D-meter updates
I’ve been able to do some more work on the divergence meter now. The university’s labs made short work of the surface-mount soldering, but there were some hitches in the assembly and testing phase, in which I discovered some of the part footprints were wrong, and it was a bit of trouble getting the programmer working.
I was able to work around most of the bad footprints, but some of them were barely salvageable, since the through-holes were too small. I was able to drill them out on the drill press in the lab, but that left me with very small contact areas to solder to, so I had a few hideous solder joints.

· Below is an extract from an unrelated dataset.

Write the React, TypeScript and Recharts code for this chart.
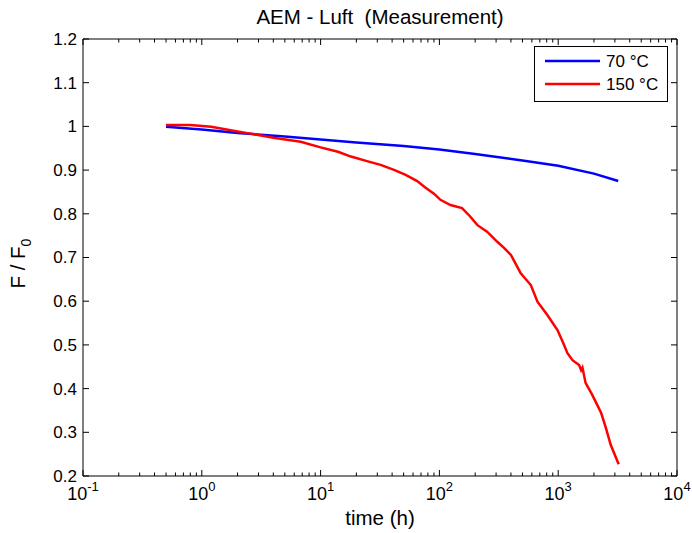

After getting the power supply portions of the board soldered came getting the MSP430 talking to my MSP430 Launchpad, which I’m using as a programmer. Initial attempts to program the micro were met with silence (and mspdebug reporting no response from the target), but the problem turned out to be due to using cables that were too long- I had simply clipped test leads onto the relevant headers, yielding a programming cable that was around 1 meter long, while the MSP430 Hardware Tools User’s Guide (SLAU278) indicates that a programming cable should not exceed 20 cm in length. I assembled a shorter cable in response (by soldering a few wires onto the leads of a female 0.1" socket) and all was well.

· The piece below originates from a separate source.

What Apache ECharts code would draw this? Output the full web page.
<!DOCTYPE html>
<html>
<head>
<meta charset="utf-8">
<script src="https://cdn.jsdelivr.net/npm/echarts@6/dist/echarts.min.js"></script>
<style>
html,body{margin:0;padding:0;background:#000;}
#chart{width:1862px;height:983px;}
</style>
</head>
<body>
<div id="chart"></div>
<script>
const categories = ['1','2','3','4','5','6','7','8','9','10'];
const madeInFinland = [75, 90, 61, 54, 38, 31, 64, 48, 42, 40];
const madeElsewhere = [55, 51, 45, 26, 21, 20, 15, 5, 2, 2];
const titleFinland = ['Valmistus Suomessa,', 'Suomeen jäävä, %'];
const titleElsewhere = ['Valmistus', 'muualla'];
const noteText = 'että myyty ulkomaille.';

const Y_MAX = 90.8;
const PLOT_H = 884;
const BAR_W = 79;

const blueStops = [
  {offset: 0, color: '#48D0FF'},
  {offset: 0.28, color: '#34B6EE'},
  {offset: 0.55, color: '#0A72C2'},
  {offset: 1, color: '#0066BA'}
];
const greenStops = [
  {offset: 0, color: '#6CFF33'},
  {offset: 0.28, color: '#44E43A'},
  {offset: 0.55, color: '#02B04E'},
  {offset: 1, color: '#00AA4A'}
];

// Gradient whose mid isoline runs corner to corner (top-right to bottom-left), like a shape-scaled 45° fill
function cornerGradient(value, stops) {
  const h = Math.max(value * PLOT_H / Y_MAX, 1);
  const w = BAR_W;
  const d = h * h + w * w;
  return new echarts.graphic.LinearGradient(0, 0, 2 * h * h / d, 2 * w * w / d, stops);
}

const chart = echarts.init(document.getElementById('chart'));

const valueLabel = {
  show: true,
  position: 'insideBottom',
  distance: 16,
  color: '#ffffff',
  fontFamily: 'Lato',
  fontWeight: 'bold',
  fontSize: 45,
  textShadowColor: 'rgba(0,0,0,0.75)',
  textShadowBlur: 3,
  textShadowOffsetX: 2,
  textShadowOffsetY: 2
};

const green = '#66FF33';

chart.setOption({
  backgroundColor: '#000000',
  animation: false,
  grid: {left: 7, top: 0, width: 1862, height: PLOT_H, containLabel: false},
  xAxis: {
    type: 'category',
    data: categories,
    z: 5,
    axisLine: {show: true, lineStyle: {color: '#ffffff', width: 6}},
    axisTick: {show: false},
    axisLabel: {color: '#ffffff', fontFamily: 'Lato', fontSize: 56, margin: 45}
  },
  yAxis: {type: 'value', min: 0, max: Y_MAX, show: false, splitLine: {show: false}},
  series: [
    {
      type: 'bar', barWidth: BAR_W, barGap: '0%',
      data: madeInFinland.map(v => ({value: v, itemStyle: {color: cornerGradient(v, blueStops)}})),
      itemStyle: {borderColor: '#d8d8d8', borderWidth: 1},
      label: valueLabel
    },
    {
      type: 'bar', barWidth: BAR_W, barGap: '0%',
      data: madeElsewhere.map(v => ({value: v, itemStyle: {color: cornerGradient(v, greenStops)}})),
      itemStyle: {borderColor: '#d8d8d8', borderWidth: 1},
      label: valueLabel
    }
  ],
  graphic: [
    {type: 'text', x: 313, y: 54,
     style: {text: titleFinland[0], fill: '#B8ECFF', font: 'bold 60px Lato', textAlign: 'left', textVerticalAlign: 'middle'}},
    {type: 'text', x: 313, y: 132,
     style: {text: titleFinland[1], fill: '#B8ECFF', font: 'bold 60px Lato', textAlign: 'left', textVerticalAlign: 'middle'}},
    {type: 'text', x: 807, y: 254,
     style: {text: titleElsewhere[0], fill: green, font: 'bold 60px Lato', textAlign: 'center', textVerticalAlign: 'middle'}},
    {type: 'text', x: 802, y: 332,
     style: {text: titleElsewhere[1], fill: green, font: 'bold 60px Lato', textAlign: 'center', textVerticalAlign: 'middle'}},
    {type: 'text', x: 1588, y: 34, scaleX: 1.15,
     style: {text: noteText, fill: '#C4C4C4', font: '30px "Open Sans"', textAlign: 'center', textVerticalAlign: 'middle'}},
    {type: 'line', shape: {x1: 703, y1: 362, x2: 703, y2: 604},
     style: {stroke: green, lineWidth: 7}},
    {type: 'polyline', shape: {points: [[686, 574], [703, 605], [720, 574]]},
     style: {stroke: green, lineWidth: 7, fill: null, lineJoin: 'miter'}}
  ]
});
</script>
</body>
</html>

The most recent snag in assembly was the discovery that I had botched some of the MSP430’s outputs. I had connected the boost converter’s PWM input to Timer A output 0 on the micro, but I discovered while writing the code to control the boost converter that it’s impossible to output PWM on output module 0, due to the assignment of SFRs for timer control. The user’s manual for the chip even mentions this, but I simply failed to appreciate it.

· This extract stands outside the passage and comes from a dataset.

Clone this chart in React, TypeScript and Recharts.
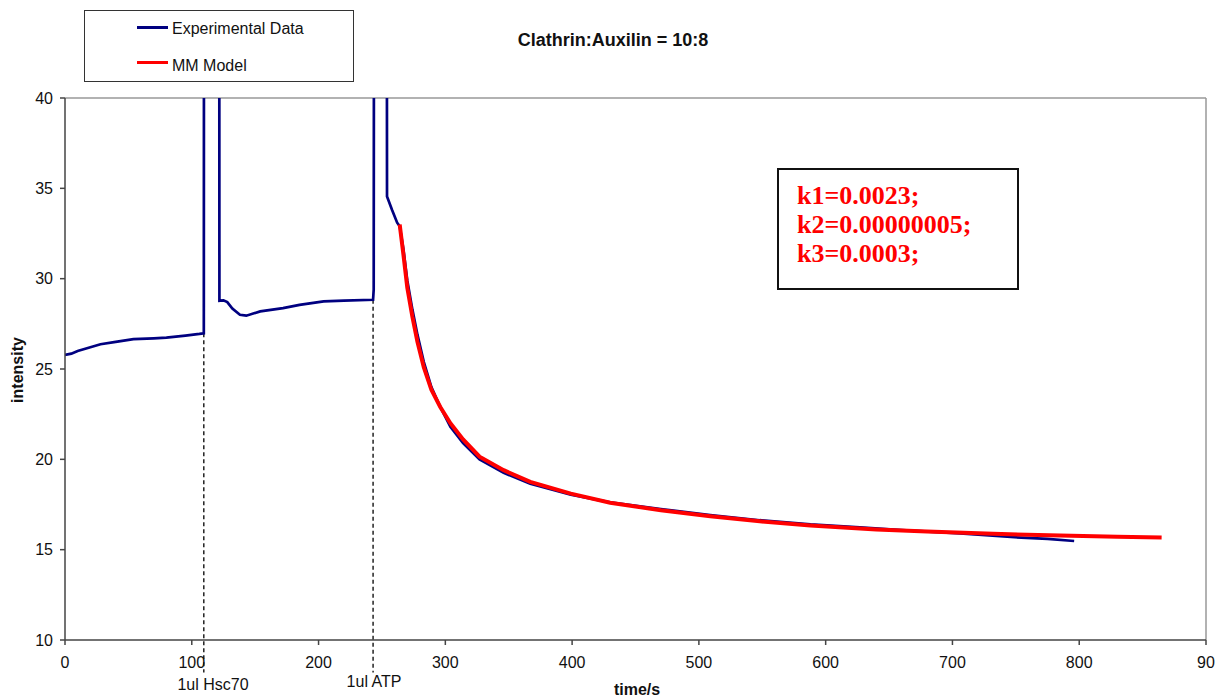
import { LineChart, Line, XAxis, YAxis, ReferenceLine } from 'recharts';

// experimental trace, [time s, intensity]; 60 = clipped injection spikes
const expTime = [0, 5, 10, 20, 28, 40, 54, 70, 80, 95, 106, 109.5, 109.7, 121.6, 121.8, 125, 128, 132, 138, 143, 154, 172, 185, 204, 220, 243, 243.5, 243.9, 253.7, 254, 258, 262, 264, 267, 270, 274, 278, 283, 289, 296, 304, 314, 327, 346, 367, 399, 430, 470, 509, 548, 588, 627, 660, 706, 746, 775, 796];
const expValue = [25.78, 25.85, 26.0, 26.2, 26.37, 26.5, 26.65, 26.7, 26.74, 26.85, 26.94, 26.98, 60, 60, 28.78, 28.8, 28.7, 28.35, 28.0, 27.95, 28.19, 28.37, 28.55, 28.74, 28.78, 28.83, 29.4, 60, 60, 34.55, 33.8, 33.1, 32.9, 31.6, 29.9, 28.3, 26.9, 25.4, 24.0, 22.9, 21.8, 20.9, 20.0, 19.25, 18.65, 18.05, 17.62, 17.25, 16.92, 16.63, 16.4, 16.24, 16.08, 15.9, 15.7, 15.6, 15.48];

// Michaelis-Menten model fit
const modelTime = [264, 267, 270, 274, 278, 283, 289, 296, 304, 314, 327, 346, 367, 399, 430, 470, 509, 548, 588, 640, 680, 732, 785, 830, 865];
const modelValue = [33.0, 31.3, 29.5, 27.9, 26.5, 25.1, 23.85, 22.9, 22.0, 21.1, 20.15, 19.4, 18.75, 18.1, 17.6, 17.18, 16.85, 16.57, 16.34, 16.12, 16.0, 15.88, 15.78, 15.72, 15.68];

const xTicks = [0, 100, 200, 300, 400, 500, 600, 700, 800, 900];
const yTicks = [10, 15, 20, 25, 30, 35, 40];

// injection markers
const markers = [
  { t: 109.5, v: 26.98, label: '1ul Hsc70' },
  { t: 243, v: 28.83, label: '1ul ATP' },
];

const params = ['k1=0.0023;', 'k2=0.00000005;', 'k3=0.0003;'];

const expData = expTime.map((t, i) => ({ t, v: expValue[i] }));
const modelData = modelTime.map((t, i) => ({ t, v: modelValue[i] }));

const sans = '"Liberation Sans", Arial, sans-serif';
const tickStyle = { fill: '#111', fontSize: 16, fontFamily: sans };

export default function App() {
  return (
    <div style={{ position: 'absolute', left: 0, top: 0, width: 1219, height: 698, background: '#fff', fontFamily: sans }}>
      <LineChart width={1219} height={698} margin={{ top: 98, right: 13, bottom: 28, left: 15 }}>
        <XAxis
          type="number"
          dataKey="t"
          domain={[0, 900]}
          ticks={xTicks}
          height={30}
          allowDataOverflow
          tick={tickStyle}
          tickSize={5}
          tickMargin={12}
          stroke="#444"
          strokeWidth={1.5}
          tickFormatter={v => (v === 900 ? '90' : String(v))}
        />
        <YAxis
          type="number"
          dataKey="v"
          domain={[10, 40]}
          ticks={yTicks}
          width={50}
          allowDataOverflow
          tick={tickStyle}
          tickSize={5}
          tickMargin={7}
          stroke="#444"
          strokeWidth={1.5}
        />
        <ReferenceLine y={40} stroke="#999" strokeWidth={1.5} />
        <ReferenceLine x={900} stroke="#999" strokeWidth={1.5} />
        {markers.map(m => (
          <ReferenceLine
            key={m.label}
            segment={[{ x: m.t, y: m.v }, { x: m.t, y: 8.2 }]}
            stroke="#000"
            strokeDasharray="4 3"
            strokeWidth={1.3}
            ifOverflow="visible"
          />
        ))}
        <Line data={expData} dataKey="v" type="linear" stroke="#000080" strokeWidth={2.7} dot={false} isAnimationActive={false} />
        <Line data={modelData} dataKey="v" type="linear" stroke="#ff0000" strokeWidth={4} dot={false} isAnimationActive={false} />
      </LineChart>

      {/* legend */}
      <div style={{ position: 'absolute', left: 84, top: 10, width: 268, height: 70, border: '1.5px solid #333' }} />
      <div style={{ position: 'absolute', left: 137, top: 26, width: 31, height: 3, background: '#000080' }} />
      <div style={{ position: 'absolute', left: 137, top: 61, width: 31, height: 3, background: '#ff0000' }} />
      <div style={{ position: 'absolute', left: 172, top: 20, fontSize: 16, lineHeight: '18px', color: '#111' }}>Experimental Data</div>
      <div style={{ position: 'absolute', left: 172, top: 57, fontSize: 16, lineHeight: '18px', color: '#111' }}>MM Model</div>

      {/* title */}
      <div style={{ position: 'absolute', left: 613, top: 40, transform: 'translate(-50%, -50%)', fontSize: 18, fontWeight: 'bold', whiteSpace: 'nowrap', color: '#111' }}>
        Clathrin:Auxilin = 10:8
      </div>

      {/* fitted parameters */}
      <div style={{ position: 'absolute', left: 777, top: 168, width: 238, height: 118, border: '2px solid #111' }} />
      {params.map((p, i) => (
        <div key={p} style={{ position: 'absolute', left: 797, top: 181 + i * 29, fontSize: 26, lineHeight: '29px', fontWeight: 'bold', color: '#ff0000', fontFamily: '"Liberation Serif", "Times New Roman", serif', whiteSpace: 'nowrap' }}>
          {p}
        </div>
      ))}

      {/* axis titles and marker labels */}
      <div style={{ position: 'absolute', left: 18, top: 370, transform: 'translate(-50%, -50%) rotate(-90deg)', fontSize: 16, fontWeight: 'bold', color: '#111' }}>intensity</div>
      <div style={{ position: 'absolute', left: 637, top: 690, transform: 'translate(-50%, -50%)', fontSize: 16, fontWeight: 'bold', color: '#111' }}>time/s</div>
      <div style={{ position: 'absolute', left: 213, top: 685, transform: 'translate(-50%, -50%)', fontSize: 16, whiteSpace: 'nowrap', color: '#111' }}>{markers[0].label}</div>
      <div style={{ position: 'absolute', left: 374, top: 682, transform: 'translate(-50%, -50%)', fontSize: 16, whiteSpace: 'nowrap', color: '#111' }}>{markers[1].label}</div>
    </div>
  );
}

I could have cut a few traces and performed a blue wire fix, but it seemed like a very poor solution, and I was still concerned about the poor contact on the other vias I had to drill out, so I bit the bullet and created a new revision of the board with correct footprints for all the parts, and a more comprehensive ground plane (hopefully reducing inductive spiking on the optocoupler control lines). I’ve now sent revision 1.1 out to be made, so improved boards will be here in a few weeks. Until then, I’ll be working on the software a bit more, and hopefully updating this post with photographs.